_Written problem_: Extract only the lines running from the top of the entries to the line that holds "y_ticks = [0, 5, 10, 15, 20, 25, 30, 35, 40]". Include that line and omit the pictures.

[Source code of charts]
----

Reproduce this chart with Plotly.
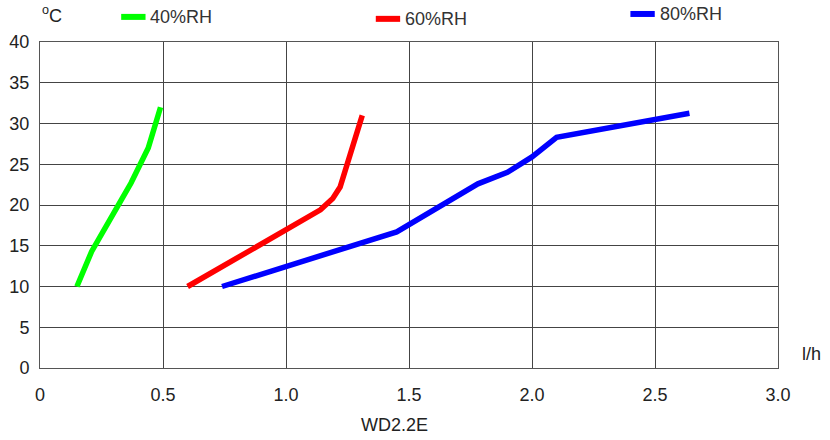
import plotly.graph_objects as go

# Data
rh40_x = [0.15, 0.21, 0.33, 0.37, 0.44, 0.49]
rh40_y = [10, 14.3, 20.6, 22.7, 27.0, 32.0]

rh60_x = [0.60, 1.14, 1.19, 1.22, 1.31]
rh60_y = [10, 19.4, 20.8, 22.2, 31.0]

rh80_x = [0.74, 1.45, 1.78, 1.90, 2.00, 2.10, 2.64]
rh80_y = [10, 16.7, 22.6, 24.0, 25.9, 28.3, 31.25]

x_ticks = [0, 0.5, 1.0, 1.5, 2.0, 2.5, 3.0]
x_tick_labels = ["0", "0.5", "1.0", "1.5", "2.0", "2.5", "3.0"]
y_ticks = [0, 5, 10, 15, 20, 25, 30, 35, 40]

series_names = ["40%RH", "60%RH", "80%RH"]
series_colors = ["#00ff00", "#ff0000", "#0000ff"]
series_x = [rh40_x, rh60_x, rh80_x]
series_y = [rh40_y, rh60_y, rh80_y]

font_family = "Liberation Sans, Arial, sans-serif"
text_color = "#222222"

fig = go.Figure()
for name, xs, ys, col in zip(series_names, series_x, series_y, series_colors):
    fig.add_trace(go.Scatter(
        x=xs, y=ys, mode="lines", name=name,
        line=dict(color=col, width=5.5),
    ))

fig.update_layout(
    width=830, height=440,
    margin=dict(l=40, r=52, t=42, b=72, autoexpand=False),
    paper_bgcolor="white", plot_bgcolor="white",
    showlegend=False,
    font=dict(family=font_family, color=text_color),
)

fig.update_xaxes(
    range=[0, 3.0], tickvals=x_ticks, ticktext=x_tick_labels,
    showgrid=True, gridcolor="#444444", gridwidth=1,
    showline=True, linecolor="#555555", linewidth=1, mirror=True,
    ticks="", ticklabelstandoff=10, zeroline=False, automargin=False,
    tickfont=dict(family=font_family, size=18, color=text_color),
)
fig.update_yaxes(
    range=[0, 40], tickvals=y_ticks,
    showgrid=True, gridcolor="#444444", gridwidth=1,
    showline=True, linecolor="#555555", linewidth=1, mirror=True,
    ticks="", ticklabelstandoff=6, zeroline=False, automargin=False,
    tickfont=dict(family=font_family, size=18, color=text_color),
)

# Custom legend placed like the reference (sample line + label)
legend_x = [0.110, 0.455, 0.800]   # paper x of sample start
legend_y = [1.077, 1.071, 1.086]   # paper y of each entry
sample_len = 0.033
for name, col, lx, ly in zip(series_names, series_colors, legend_x, legend_y):
    fig.add_shape(type="line", xref="paper", yref="paper",
                  x0=lx, x1=lx + sample_len, y0=ly, y1=ly,
                  line=dict(color=col, width=6))
    fig.add_annotation(text=name, xref="paper", yref="paper",
                       x=lx + sample_len + 0.004, y=ly, showarrow=False,
                       xanchor="left", yanchor="middle",
                       font=dict(family=font_family, size=18, color="#333333"))

fig.add_annotation(text="l/h", xref="paper", yref="paper", x=1.046, y=0.005,
                   showarrow=False, xanchor="center", yanchor="bottom",
                   font=dict(family=font_family, size=18, color=text_color))
fig.add_annotation(text="WD2.2E", xref="paper", yref="paper", x=0.481, y=-0.175,
                   showarrow=False, xanchor="center", yanchor="middle",
                   font=dict(family=font_family, size=18, color=text_color))
fig.add_annotation(text="<sup>o</sup>C", xref="paper", yref="paper", x=0.0, y=1.083,
                   showarrow=False, xanchor="left", yanchor="middle",
                   font=dict(family=font_family, size=18, color=text_color))

fig.write_html(
    "out.html",
    config={"displayModeBar": False},
    post_script="document.body.style.margin='0';document.body.style.overflow='hidden';",
)
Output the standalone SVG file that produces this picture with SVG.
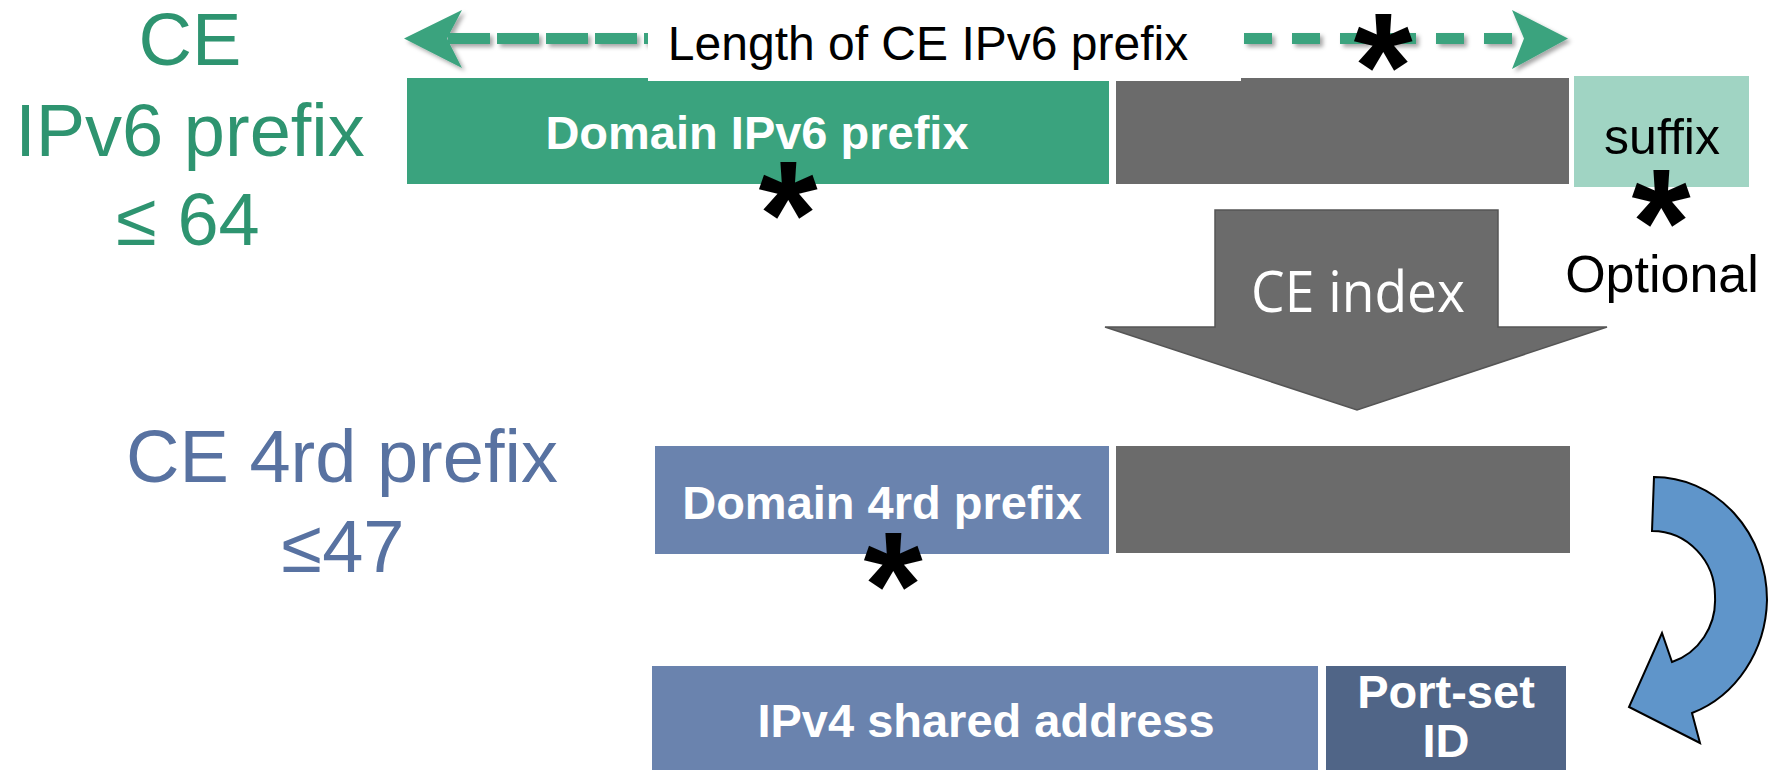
<svg xmlns="http://www.w3.org/2000/svg" width="1773" height="770" viewBox="0 0 1773 770">
<style>
.lbl{font-family:"Liberation Sans",Arial,sans-serif}
.big{font-size:74px;text-anchor:middle}
.grn{fill:#2E9470}
.blu{fill:#5872A1}
.box{font-family:"Liberation Sans",Arial,sans-serif;font-weight:bold;font-size:47px;fill:#fff;text-anchor:middle}
.ast{font-family:"Liberation Sans",Arial,sans-serif;font-weight:bold;font-size:152px;fill:#000;text-anchor:middle}
.dash{stroke:#3AA37E;stroke-width:11;fill:none}
</style>
<defs>
<filter id="sh" x="-10%" y="-50%" width="120%" height="200%">
<feDropShadow dx="3" dy="3" stdDeviation="2" flood-color="#000" flood-opacity="0.35"/>
</filter>
</defs>
<rect width="1773" height="770" fill="#fff"/>

<g id="label-ce-ipv6" class="lbl grn">
<text class="big" x="190" y="65">CE</text>
<text class="big" x="190" y="156">IPv6 prefix</text>
<text class="big" x="188" y="245">≤ 64</text>
</g>
<g id="label-ce-4rd" class="lbl blu">
<text class="big" x="342" y="482">CE 4rd prefix</text>
<text class="big" x="343" y="572">≤47</text>
</g>

<g id="domain-ipv6">
<rect x="407" y="78" width="702" height="106" fill="#3AA37E"/>
<text class="box" x="757" y="149">Domain IPv6 prefix</text>
</g>
<g id="ce-index-bits-top">
<rect x="1116" y="78" width="453" height="106" fill="#6B6B6B"/>
</g>
<g id="suffix">
<rect x="1574" y="76" width="175" height="111" fill="#A0D4C3"/>
<text class="lbl" x="1662" y="154" font-size="50" text-anchor="middle" fill="#000">suffix</text>
</g>

<g id="length-arrow" filter="url(#sh)">
<line class="dash" x1="448" y1="38.5" x2="650" y2="38.5" stroke-dasharray="42 7"/>
<line class="dash" x1="1244" y1="38.5" x2="1515" y2="38.5" stroke-dasharray="28 20"/>
<polygon points="404,38.5 462,10 447,38.5 462,68" fill="#3AA37E"/>
<polygon points="1568,38.5 1512,10 1524,38.5 1512,69" fill="#3AA37E"/>
</g>
<g id="length-label">
<rect x="648" y="0" width="593" height="81" fill="#fff"/>
<text class="lbl" x="928" y="60" font-size="48" text-anchor="middle" fill="#000">Length of CE IPv6 prefix</text>
</g>

<g id="ce-index-arrow">
<polygon points="1215,210 1498,210 1498,327 1607,327 1357,410 1105,327 1215,327" fill="#6B6B6B" stroke="#555" stroke-width="1.5"/>
<text x="1358" y="312" font-family="'Open Sans','Noto Sans',sans-serif" font-size="56" fill="#fff" text-anchor="middle" textLength="214" lengthAdjust="spacingAndGlyphs">CE index</text>
</g>
<g id="optional">
<text class="lbl" x="1662" y="292" font-size="52" text-anchor="middle" fill="#000">Optional</text>
</g>

<g id="domain-4rd">
<rect x="655" y="446" width="454" height="108" fill="#6A83AE"/>
<text class="box" x="882" y="519">Domain 4rd prefix</text>
</g>
<g id="ce-index-bits-mid">
<rect x="1116" y="446" width="454" height="107" fill="#6B6B6B"/>
</g>
<g id="ipv4-shared">
<rect x="652" y="666" width="666" height="104" fill="#6A83AE"/>
<text class="box" x="986" y="737">IPv4 shared address</text>
</g>
<g id="port-set">
<rect x="1326" y="666" width="240" height="104" fill="#506587"/>
<text class="box" x="1446" y="708" font-size="53">Port-set</text>
<text class="box" x="1446" y="757" font-size="53">ID</text>
</g>

<g id="connectors">
<path d="M1654,477 A113,123 0 0 1 1767,600 A113,123 0 0 1 1692,713 L1700,743 L1629,707 L1662,633 L1672,662 A63,65 0 0 0 1715,597 A63,65 0 0 0 1652,531 Z" fill="#5F95CA" stroke="#000" stroke-width="2" stroke-linejoin="miter"/>
</g>

<g id="asterisks">
<text class="ast" x="1383" y="119">*</text>
<text class="ast" x="788" y="267">*</text>
<text class="ast" x="1661" y="275">*</text>
<text class="ast" x="893" y="638">*</text>
</g>
</svg>
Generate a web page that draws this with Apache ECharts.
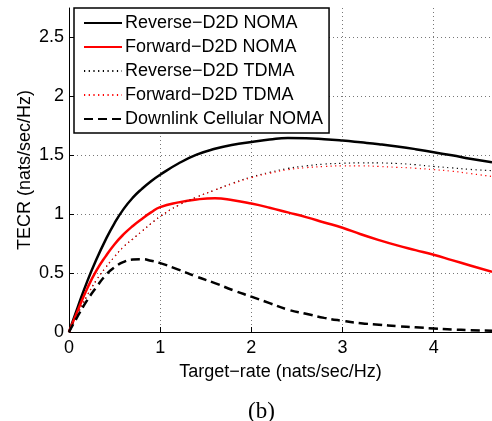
<!DOCTYPE html>
<html><head><meta charset="utf-8">
<script src="https://cdn.jsdelivr.net/npm/echarts@6/dist/echarts.min.js"></script>
<style>html,body{margin:0;padding:0;background:#fff}#c{width:492px;height:421px}</style>
</head><body><div id="c"></div>
<script>
const xs = [0,0.1,0.2,0.3,0.4,0.5,0.6,0.7,0.8,0.9,1.0,1.2,1.4,1.6,1.8,2.0,2.2,2.4,2.6,2.8,3.0,3.2,3.4,3.6,3.8,4.0,4.2,4.4,4.64];
const reverseNOMA = [0,0.22,0.43,0.615,0.78,0.925,1.045,1.14,1.215,1.28,1.335,1.43,1.505,1.555,1.59,1.612,1.633,1.646,1.645,1.637,1.625,1.61,1.594,1.575,1.552,1.525,1.5,1.47,1.44];
const forwardNOMA = [0,0.19,0.37,0.52,0.64,0.745,0.83,0.9,0.96,1.015,1.06,1.10,1.125,1.135,1.118,1.09,1.055,1.015,0.975,0.93,0.885,0.83,0.78,0.735,0.695,0.655,0.61,0.565,0.51];
const reverseTDMA = [0,0.16,0.31,0.44,0.545,0.64,0.725,0.79,0.855,0.92,0.98,1.075,1.145,1.205,1.265,1.315,1.355,1.388,1.41,1.425,1.432,1.436,1.435,1.43,1.42,1.405,1.393,1.38,1.37];
const forwardTDMA = [0,0.16,0.31,0.44,0.545,0.64,0.725,0.79,0.855,0.92,0.98,1.075,1.145,1.205,1.26,1.31,1.348,1.378,1.395,1.405,1.41,1.41,1.405,1.398,1.39,1.378,1.365,1.345,1.32];
const downlinkNOMA = [0,0.14,0.27,0.38,0.48,0.55,0.595,0.615,0.618,0.605,0.585,0.53,0.47,0.415,0.355,0.30,0.245,0.19,0.155,0.12,0.095,0.075,0.062,0.05,0.04,0.03,0.022,0.016,0.011];
const seriesNames = ['Reverse\u2212D2D NOMA','Forward\u2212D2D NOMA','Reverse\u2212D2D TDMA','Forward\u2212D2D TDMA','Downlink Cellular NOMA'];
const xTicks = [0,1,2,3,4];
const yTicks = [0,0.5,1,1.5,2,2.5];
const xName = 'Target\u2212rate (nats/sec/Hz)';
const yName = 'TECR (nats/sec/Hz)';
const caption = '(b)';

const pair = ys => xs.map((x,i)=>[x, ys[i]]);
const F = 'Liberation Sans, Arial, sans-serif';
const chart = echarts.init(document.getElementById('c'), null, {renderer:'canvas'});
const mk = (name, ys, color, width, type) => ({
  name, type:'line', data: pair(ys), symbol:'none', smooth:0.5,
  lineStyle:{color, width, type}, itemStyle:{color}, z: 3
});
chart.setOption({
  animation:false,
  backgroundColor:'#fff',
  title:{text:caption, left:243, top:395, textStyle:{fontFamily:'Liberation Serif, Times New Roman, serif', fontSize:23, fontWeight:'normal', color:'#000'}},
  grid:{left:69, top:8, right:0, bottom:89, containLabel:false},
  legend:{
    orient:'vertical', left:74, top:8,
    backgroundColor:'#fff', borderColor:'#000', borderWidth:1.5, borderRadius:0,
    padding:[6,6,5,9], itemGap:6, itemWidth:38, itemHeight:14,
    itemStyle:{opacity:0, borderWidth:0},
    textStyle:{fontFamily:F, fontSize:18, lineHeight:18, color:'#000', padding:[0,0,0,-2]},
    data: seriesNames.map(n=>({name:n}))
  },
  xAxis:{
    type:'value', min:0, max:4.64, interval:1,
    name:xName, nameLocation:'middle', nameGap:31, nameMoveOverlap:false,
    nameTextStyle:{fontFamily:F, fontSize:18, color:'#000'},
    axisLine:{show:true, onZero:false, lineStyle:{color:'#000', width:1}},
    axisTick:{show:true, inside:true, length:5, lineStyle:{color:'#000'}, customValues:xTicks},
    axisLabel:{fontFamily:F, fontSize:18, color:'#000', margin:7, customValues:xTicks},
    splitLine:{show:true, lineStyle:{color:'#777', width:1, type:[1,3]}}
  },
  yAxis:{
    type:'value', min:0, max:2.75, interval:0.5,
    name:yName, nameLocation:'middle', nameGap:35, nameMoveOverlap:false,
    nameTextStyle:{fontFamily:F, fontSize:18, color:'#000'},
    axisLine:{show:true, onZero:false, lineStyle:{color:'#000', width:1}},
    axisTick:{show:true, inside:true, length:5, lineStyle:{color:'#000'}, customValues:yTicks},
    axisLabel:{fontFamily:F, fontSize:18, color:'#000', margin:5, customValues:yTicks},
    splitLine:{show:true, lineStyle:{color:'#777', width:1, type:[1,3]}}
  },
  series:[
    mk(seriesNames[0], reverseNOMA, '#000', 2.5, 'solid'),
    mk(seriesNames[1], forwardNOMA, '#ff0000', 2.5, 'solid'),
    mk(seriesNames[2], reverseTDMA, '#000', 1.2, [1.2,3.5]),
    mk(seriesNames[3], forwardTDMA, '#ff0000', 1.2, [1.2,3.5]),
    mk(seriesNames[4], downlinkNOMA, '#000', 2.5, [9,5])
  ]
});
</script></body></html>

----

_Answer to this exercise_:
Reproduce this chart with Plotly.
import plotly.graph_objects as go

# Data
rh40_x = [0.15, 0.21, 0.33, 0.37, 0.44, 0.49]
rh40_y = [10, 14.3, 20.6, 22.7, 27.0, 32.0]

rh60_x = [0.60, 1.14, 1.19, 1.22, 1.31]
rh60_y = [10, 19.4, 20.8, 22.2, 31.0]

rh80_x = [0.74, 1.45, 1.78, 1.90, 2.00, 2.10, 2.64]
rh80_y = [10, 16.7, 22.6, 24.0, 25.9, 28.3, 31.25]

x_ticks = [0, 0.5, 1.0, 1.5, 2.0, 2.5, 3.0]
x_tick_labels = ["0", "0.5", "1.0", "1.5", "2.0", "2.5", "3.0"]
y_ticks = [0, 5, 10, 15, 20, 25, 30, 35, 40]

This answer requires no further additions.